**Data lines**
□ □ □ □

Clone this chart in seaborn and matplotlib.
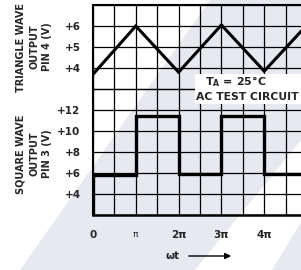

□ □ □ □

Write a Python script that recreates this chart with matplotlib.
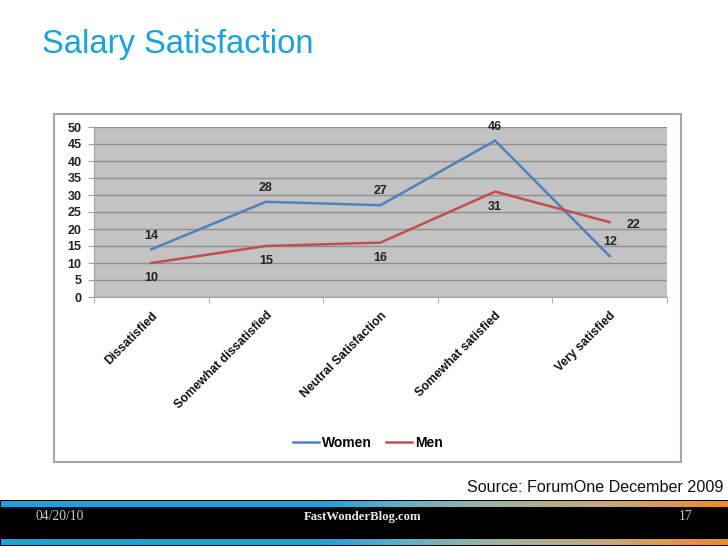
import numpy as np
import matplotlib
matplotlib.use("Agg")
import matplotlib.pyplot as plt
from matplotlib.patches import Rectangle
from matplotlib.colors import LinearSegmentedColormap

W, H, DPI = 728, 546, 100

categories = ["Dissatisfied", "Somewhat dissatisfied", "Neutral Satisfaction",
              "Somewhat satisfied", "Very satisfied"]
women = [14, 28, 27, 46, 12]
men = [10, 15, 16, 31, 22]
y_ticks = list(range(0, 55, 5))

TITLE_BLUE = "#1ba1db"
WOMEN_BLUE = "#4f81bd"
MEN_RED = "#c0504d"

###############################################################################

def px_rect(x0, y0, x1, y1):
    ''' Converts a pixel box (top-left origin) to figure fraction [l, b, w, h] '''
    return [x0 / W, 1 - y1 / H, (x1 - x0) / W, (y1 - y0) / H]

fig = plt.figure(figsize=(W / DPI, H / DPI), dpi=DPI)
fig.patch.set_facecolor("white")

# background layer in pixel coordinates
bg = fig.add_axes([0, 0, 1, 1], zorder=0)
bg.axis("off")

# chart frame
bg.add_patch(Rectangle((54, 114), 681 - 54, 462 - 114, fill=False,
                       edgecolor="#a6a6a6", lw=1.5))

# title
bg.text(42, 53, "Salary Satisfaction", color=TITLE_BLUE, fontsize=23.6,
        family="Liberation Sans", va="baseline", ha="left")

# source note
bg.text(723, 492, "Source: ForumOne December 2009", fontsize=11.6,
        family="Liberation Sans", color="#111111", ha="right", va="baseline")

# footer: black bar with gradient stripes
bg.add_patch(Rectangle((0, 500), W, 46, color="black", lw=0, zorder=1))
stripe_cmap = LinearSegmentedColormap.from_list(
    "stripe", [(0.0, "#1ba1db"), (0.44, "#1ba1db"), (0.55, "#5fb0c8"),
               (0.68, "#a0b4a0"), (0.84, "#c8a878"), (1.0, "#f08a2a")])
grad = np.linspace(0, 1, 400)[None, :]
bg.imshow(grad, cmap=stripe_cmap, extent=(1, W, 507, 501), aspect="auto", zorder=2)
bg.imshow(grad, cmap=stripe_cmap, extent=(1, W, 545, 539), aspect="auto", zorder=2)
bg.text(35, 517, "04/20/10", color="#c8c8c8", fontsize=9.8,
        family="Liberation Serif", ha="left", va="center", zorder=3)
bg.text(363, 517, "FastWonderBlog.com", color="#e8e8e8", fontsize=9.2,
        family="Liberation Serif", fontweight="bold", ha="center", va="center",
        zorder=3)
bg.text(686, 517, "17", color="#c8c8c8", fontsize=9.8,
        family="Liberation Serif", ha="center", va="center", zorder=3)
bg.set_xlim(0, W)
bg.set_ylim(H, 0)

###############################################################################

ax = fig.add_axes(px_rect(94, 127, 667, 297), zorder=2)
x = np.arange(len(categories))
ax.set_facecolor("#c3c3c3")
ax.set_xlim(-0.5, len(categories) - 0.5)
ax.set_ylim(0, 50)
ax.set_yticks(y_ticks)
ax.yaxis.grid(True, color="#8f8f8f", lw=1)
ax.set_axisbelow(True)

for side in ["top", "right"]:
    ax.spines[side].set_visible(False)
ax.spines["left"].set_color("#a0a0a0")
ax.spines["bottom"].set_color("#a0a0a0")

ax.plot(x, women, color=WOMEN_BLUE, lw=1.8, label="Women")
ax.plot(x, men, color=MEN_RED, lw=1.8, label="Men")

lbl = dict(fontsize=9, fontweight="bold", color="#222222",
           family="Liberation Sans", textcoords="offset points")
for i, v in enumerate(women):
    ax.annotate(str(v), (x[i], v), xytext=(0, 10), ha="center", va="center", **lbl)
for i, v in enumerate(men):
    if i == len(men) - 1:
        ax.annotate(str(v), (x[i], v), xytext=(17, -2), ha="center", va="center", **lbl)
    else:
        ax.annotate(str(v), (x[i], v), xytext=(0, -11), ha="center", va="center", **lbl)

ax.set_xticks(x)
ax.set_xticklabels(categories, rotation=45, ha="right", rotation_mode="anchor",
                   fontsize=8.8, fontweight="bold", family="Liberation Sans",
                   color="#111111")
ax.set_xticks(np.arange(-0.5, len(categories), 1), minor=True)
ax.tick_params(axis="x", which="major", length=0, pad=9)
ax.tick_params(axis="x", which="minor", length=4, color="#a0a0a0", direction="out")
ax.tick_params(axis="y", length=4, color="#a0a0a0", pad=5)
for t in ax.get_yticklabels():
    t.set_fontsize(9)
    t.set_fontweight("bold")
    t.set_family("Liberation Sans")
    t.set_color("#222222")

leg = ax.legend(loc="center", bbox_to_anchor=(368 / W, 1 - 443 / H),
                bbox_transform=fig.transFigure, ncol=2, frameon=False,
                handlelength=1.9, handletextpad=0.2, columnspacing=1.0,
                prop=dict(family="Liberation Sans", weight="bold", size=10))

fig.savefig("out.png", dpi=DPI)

□ □ □ □

Using the records above, copy each line that contains "matplotlib".

Clone this chart in seaborn and matplotlib.
Write a Python script that recreates this chart with matplotlib.
import matplotlib
matplotlib.use("Agg")
import matplotlib.pyplot as plt
from matplotlib.patches import Rectangle
from matplotlib.colors import LinearSegmentedColormap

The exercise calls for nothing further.